DLQ: not a dump, but controlled quarantine
A Dead Letter Queue exists to “rescue” the message; not to “ignore” it. In DLQ design, the runbook should answer these questions:
- Are the reasons for falling into the DLQ classified? (schema, validation, downstream error)
- For which reasons is there automatic retry, and for which is manual intervention required?
- How will replay be performed and how will side effects be controlled?
Replay runbook: safe steps for re-emission
Replay is not a “command”; it’s an operational flow. The template I use:
- Freeze: Prevent the same messages from landing in the DLQ again (root cause)
- Sample: Take 10–50 messages, classify them, understand impact
- Dry run: Try in staging or in an isolated consumer (where possible)
- Gradual replay: Apply in production with batching/ratelimit
- Verify: business metrics + technical metrics
- Close: postmortem and permanent improvement
A simple approach for gradual replay
A system-agnostic principle: “don’t start at 1x speed.”
- First 5 min: low rate, observe
- Then: increase in a controlled way
- If you see errors: automatic stop threshold
This approach prevents replay from turning into a second incident.

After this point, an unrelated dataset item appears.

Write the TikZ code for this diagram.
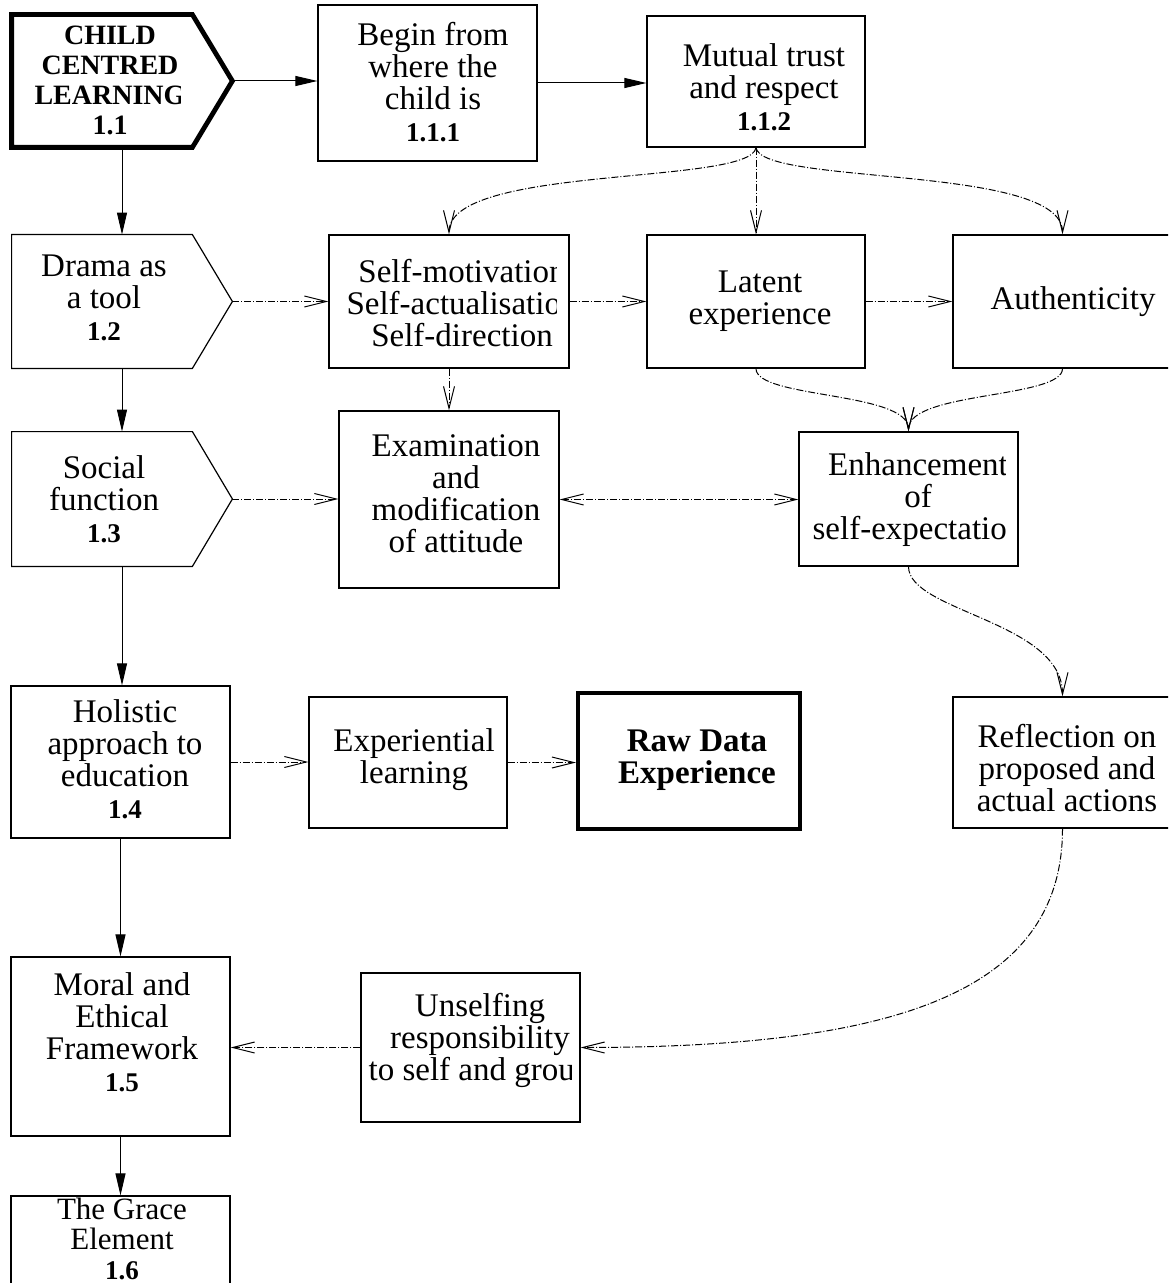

Observability: idempotency must be visible
If you’ve performed an idempotency check, turn it into a metric:
idempotency_hit(came again, no operation performed)idempotency_miss(first arrival, operation performed)dedup_store_latency(state store latency)replay_batch_success/fail
Without these metrics, “are we idempotent?” is, in production, just a matter of belief.
Conclusion
In messaging architecture, replay and idempotency are not just a software design decision; they’re a matter of operational maturity. If you strengthen consistency with outbox, manage the DLQ like quarantine, and tie replay to a runbook, then a “repeated message” stops being a frightening unknown in production. From an operational leadership perspective, the biggest gain is being able to replace incident-time panic (“it happened again”) with the calm of “we have a replay plan.”